Against this backdrop of Empire Forestry and increasing concern about the impact of deforestation on the island, one tree began its journey towards bearing the national fruit of Jamaica. A monument to the people enslaved on the grounds of the University of the West Indies campus in Kingston, Jamaica, acknowledges that groves of ackee trees act as ‘botanical markers’ of former slave villages.
This use of the ackee tree as a long-term memorial of enslavement demonstrates the role of trees as sites of cultural memory and how ackee became the principal botanical symbol of Jamaican identity. However, there is scarcely any discussion of ackee in Kew’s archives, an absence which is connected to the tree’s long association with resistance to colonial exploitation.
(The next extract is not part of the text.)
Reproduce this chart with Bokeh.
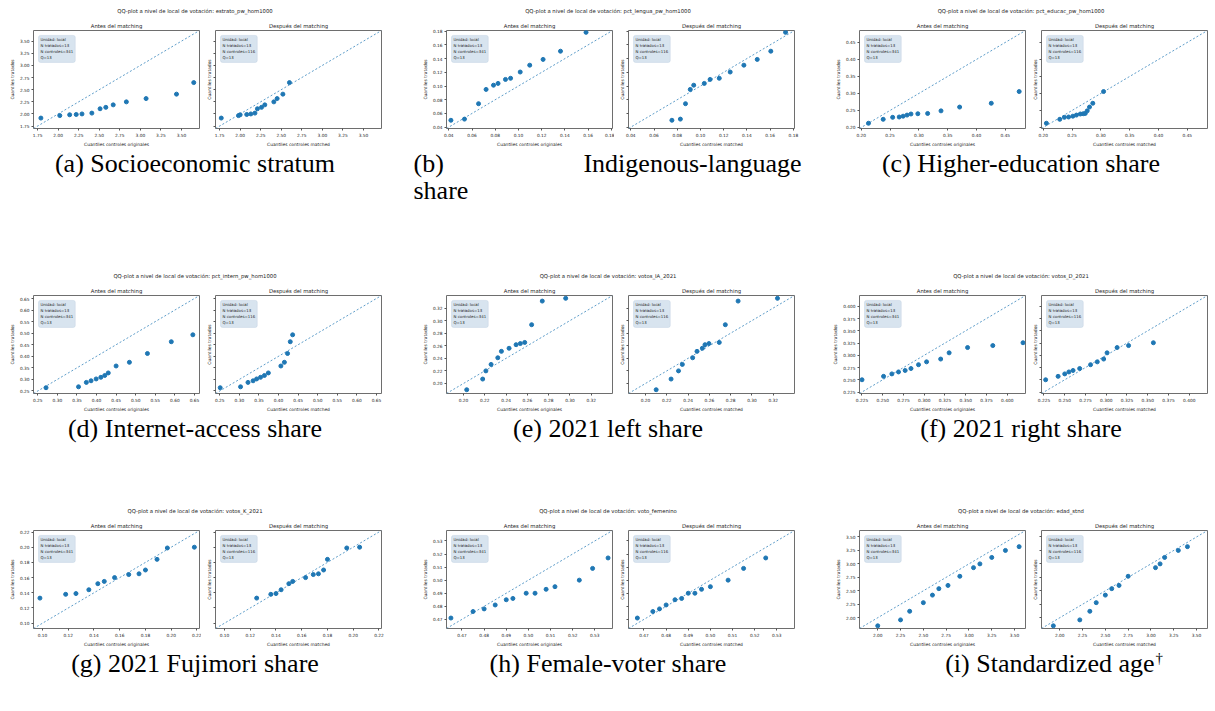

Drawing on representations of ackee in art and literature to fill these archival absences, this talk will uncover the cultural history of a tree bearing a potentially poisonous fruit, growing beyond the colonial spaces of the plantation and botanic garden.
Heather Craddock recently received her PhD in English Literature from the University of Roehampton and the Royal Botanic Gardens, Kew. Her project, ‘Kew’s Colonial Archive: A Plant Humanities Approach to the Caribbean Miscellaneous Reports, 1850-1928’, examined Kew’s colonial heritage and the histories of botanic gardens, forests, and plantations in Jamaica. She co-curated an exhibition at Kew in 2023 about the history of forest conservation and deforestation, entitled ‘Uprooted’.